Everything from the first line down to the line containing "const data = times.map((t, i)" is to be retyped exactly, both ends included, with pictures left out.
----- Recorded data
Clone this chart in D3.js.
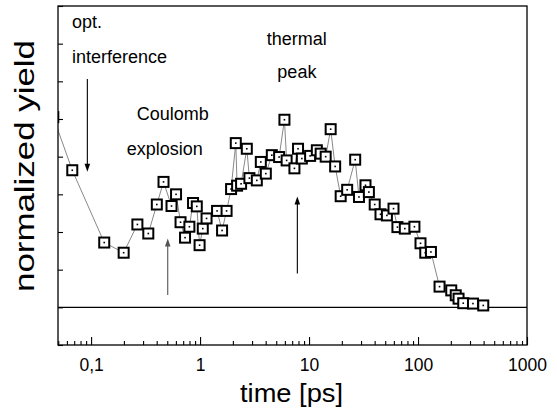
<!DOCTYPE html>
<html>
<head>
<meta charset="utf-8">
<script src="https://cdn.jsdelivr.net/npm/d3@7"></script>
<style>
  html, body { margin: 0; padding: 0; background: #fff; }
  svg { display: block; }
  text { font-family: "Liberation Sans", Arial, sans-serif; fill: #000; }
</style>
</head>
<body>
<svg id="chart" width="557" height="418"></svg>
<script>
// ---- data ----
const times = [0.045,0.0672,0.132,0.199,0.266,0.335,0.401,0.462,0.547,0.602,0.662,0.728,0.798,0.862,0.933,0.99,1.059,1.147,1.432,1.592,1.751,1.926,2.127,2.187,2.379,2.685,2.836,3.317,3.61,4.012,4.554,5.314,5.945,6.228,7.342,7.925,8.588,10.23,11.79,12.78,14.21,15.79,17.36,19.51,22.38,26.51,28.72,32.96,35.41,40.04,45.25,51.82,59.57,64.7,75.65,92.68,105.4,116.5,131.4,157.6,201.8,221.9,235.4,260.1,319.3,396.9];
const yields = [5.05,3.64,1.72,1.45,2.20,1.96,2.73,3.33,2.69,3.00,2.26,1.85,2.14,2.77,2.68,1.65,2.09,2.36,2.56,2.04,2.56,3.14,4.36,3.23,3.28,4.21,3.43,3.37,3.86,3.55,4.04,3.99,4.98,3.90,3.69,4.21,3.95,4.02,4.17,4.08,4.00,4.73,3.74,2.95,3.12,3.92,2.93,3.24,3.06,2.73,2.47,2.44,2.62,2.13,2.09,2.14,1.70,1.45,1.47,0.55,0.45,0.32,0.23,0.11,0.10,0.05];
const xTickValues = [0.1, 1, 10, 100, 1000];
const xTickLabels = ["0,1", "1", "10", "100", "1000"];
const yTickValues = [-1, 0, 1, 2, 3, 4, 5, 6, 7, 8];
const xLabel = "time [ps]";
const yLabel = "normalized yield";

// ---- layout ----
const svg = d3.select("#chart");
const mLeft = 58, mRight = 527, mTop = 6, mBottom = 345;
const x = d3.scaleLog().domain([0.0497, 1000]).range([mLeft, mRight]);
const y = d3.scaleLinear().domain([-1, 8]).range([mBottom, mTop]);

svg.append("defs").append("clipPath").attr("id", "plotclip")
  .append("rect").attr("x", mLeft).attr("y", mTop).attr("width", mRight - mLeft).attr("height", mBottom - mTop);

const data = times.map((t, i) => ({ t, v: yields[i] }));

// baseline at zero
svg.append("line")
  .attr("x1", mLeft).attr("x2", mRight)
  .attr("y1", y(0)).attr("y2", y(0))
  .attr("stroke", "#000").attr("stroke-width", 1.3);

const plot = svg.append("g").attr("clip-path", "url(#plotclip)");

// connecting line
plot.append("path")
  .datum(data)
  .attr("fill", "none")
  .attr("stroke", "#555")
  .attr("stroke-width", 0.7)
  .attr("d", d3.line().x(d => x(d.t)).y(d => y(d.v)));

// markers
const m = plot.selectAll("g.pt").data(data).join("g").attr("class", "pt")
  .attr("transform", d => `translate(${x(d.t)},${y(d.v)})`);
m.append("rect").attr("x", -5).attr("y", -5).attr("width", 10).attr("height", 10)
  .attr("fill", "#fff").attr("stroke", "#000").attr("stroke-width", 2);
m.append("rect").attr("x", -0.8).attr("y", -0.8).attr("width", 1.6).attr("height", 1.6).attr("fill", "#000");

// frame
svg.append("rect").attr("x", mLeft).attr("y", mTop).attr("width", mRight - mLeft).attr("height", mBottom - mTop)
  .attr("fill", "none").attr("stroke", "#000").attr("stroke-width", 1.3);

// x axis (ticks inside)
const minor = [];
for (let e = -2; e < 3; e++) for (let k = 2; k <= 9; k++) {
  const val = k * Math.pow(10, e);
  if (val > 0.0497 && val < 1000) minor.push(val);
}
const xAxisMinor = d3.axisBottom(x).tickValues(minor).tickSizeInner(-4).tickSizeOuter(0).tickFormat("");
const xAxisMajor = d3.axisBottom(x).tickValues(xTickValues).tickSizeInner(-8).tickSizeOuter(0)
  .tickPadding(14).tickFormat((d, i) => xTickLabels[i]);
const gxm = svg.append("g").attr("transform", `translate(0,${mBottom})`).call(xAxisMinor);
const gx = svg.append("g").attr("transform", `translate(0,${mBottom})`).call(xAxisMajor);
[gxm, gx].forEach(g => {
  g.select(".domain").remove();
  g.selectAll(".tick line").attr("stroke", "#000").attr("stroke-width", 1.1);
});
gx.selectAll(".tick text")
  .attr("font-size", 17.5)
  .attr("font-family", "'Liberation Sans', Arial, sans-serif")
  .attr("fill", "#000");

// y axis (ticks inside, no labels)
const gy = svg.append("g").attr("transform", `translate(${mLeft},0)`)
  .call(d3.axisLeft(y).tickValues(yTickValues).tickSizeInner(-5).tickSizeOuter(0).tickFormat(""));
gy.select(".domain").remove();
gy.selectAll(".tick line").attr("stroke", "#000").attr("stroke-width", 1.1);

// axis titles
svg.append("text").attr("x", 240).attr("y", 402)
  .attr("font-size", 26).text(xLabel)
  .attr("textLength", 103).attr("lengthAdjust", "spacingAndGlyphs");
svg.append("text")
  .attr("transform", `translate(34,${166}) rotate(-90)`)
  .attr("text-anchor", "middle")
  .attr("font-size", 27).text(yLabel)
  .attr("textLength", 252).attr("lengthAdjust", "spacingAndGlyphs");

// annotations
const ann = svg.append("g").attr("font-size", 18);
ann.append("text").attr("x", x(0.0669)).attr("y", y(7.41)).text("opt.");
ann.append("text").attr("x", x(0.0669)).attr("y", y(6.50)).text("interference");
ann.append("text").attr("x", x(0.2625)).attr("y", y(4.97)).text("Coulomb");
ann.append("text").attr("x", x(0.2126)).attr("y", y(4.04)).text("explosion");
ann.append("text").attr("x", x(4.09)).attr("y", y(6.96)).text("thermal");
ann.append("text").attr("x", x(5.12)).attr("y", y(6.08)).text("peak");

function arrow(t, yFrom, yTo, color) {
  const px = x(t), y1 = y(yFrom), y2 = y(yTo);
  const dir = y2 > y1 ? 1 : -1;
  svg.append("line").attr("x1", px).attr("x2", px).attr("y1", y1).attr("y2", y2 - dir * 6)
    .attr("stroke", color).attr("stroke-width", 1.1);
  svg.append("path")
    .attr("d", `M${px},${y2} L${px - 2.8},${y2 - dir * 8} L${px + 2.8},${y2 - dir * 8} Z`)
    .attr("fill", color);
}
arrow(0.0924, 6.06, 3.60, "#000");
arrow(0.505, 0.33, 1.83, "#555");
arrow(7.81, 0.90, 2.94, "#000");
</script>
</body>
</html>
----------
§ **Exercise output**:
Clone this chart in D3.js.
<!DOCTYPE html>
<html>
<head>
<meta charset="utf-8">
<script src="https://cdn.jsdelivr.net/npm/d3@7"></script>
<style>
  html, body { margin: 0; padding: 0; background: #fff; }
  svg { display: block; }
  text { font-family: "Liberation Sans", Arial, sans-serif; fill: #000; }
</style>
</head>
<body>
<svg id="chart" width="557" height="418"></svg>
<script>
// ---- data ----
const times = [0.045,0.0672,0.132,0.199,0.266,0.335,0.401,0.462,0.547,0.602,0.662,0.728,0.798,0.862,0.933,0.99,1.059,1.147,1.432,1.592,1.751,1.926,2.127,2.187,2.379,2.685,2.836,3.317,3.61,4.012,4.554,5.314,5.945,6.228,7.342,7.925,8.588,10.23,11.79,12.78,14.21,15.79,17.36,19.51,22.38,26.51,28.72,32.96,35.41,40.04,45.25,51.82,59.57,64.7,75.65,92.68,105.4,116.5,131.4,157.6,201.8,221.9,235.4,260.1,319.3,396.9];
const yields = [5.05,3.64,1.72,1.45,2.20,1.96,2.73,3.33,2.69,3.00,2.26,1.85,2.14,2.77,2.68,1.65,2.09,2.36,2.56,2.04,2.56,3.14,4.36,3.23,3.28,4.21,3.43,3.37,3.86,3.55,4.04,3.99,4.98,3.90,3.69,4.21,3.95,4.02,4.17,4.08,4.00,4.73,3.74,2.95,3.12,3.92,2.93,3.24,3.06,2.73,2.47,2.44,2.62,2.13,2.09,2.14,1.70,1.45,1.47,0.55,0.45,0.32,0.23,0.11,0.10,0.05];
const xTickValues = [0.1, 1, 10, 100, 1000];
const xTickLabels = ["0,1", "1", "10", "100", "1000"];
const yTickValues = [-1, 0, 1, 2, 3, 4, 5, 6, 7, 8];
const xLabel = "time [ps]";
const yLabel = "normalized yield";

// ---- layout ----
const svg = d3.select("#chart");
const mLeft = 58, mRight = 527, mTop = 6, mBottom = 345;
const x = d3.scaleLog().domain([0.0497, 1000]).range([mLeft, mRight]);
const y = d3.scaleLinear().domain([-1, 8]).range([mBottom, mTop]);

svg.append("defs").append("clipPath").attr("id", "plotclip")
  .append("rect").attr("x", mLeft).attr("y", mTop).attr("width", mRight - mLeft).attr("height", mBottom - mTop);

const data = times.map((t, i) => ({ t, v: yields[i] }));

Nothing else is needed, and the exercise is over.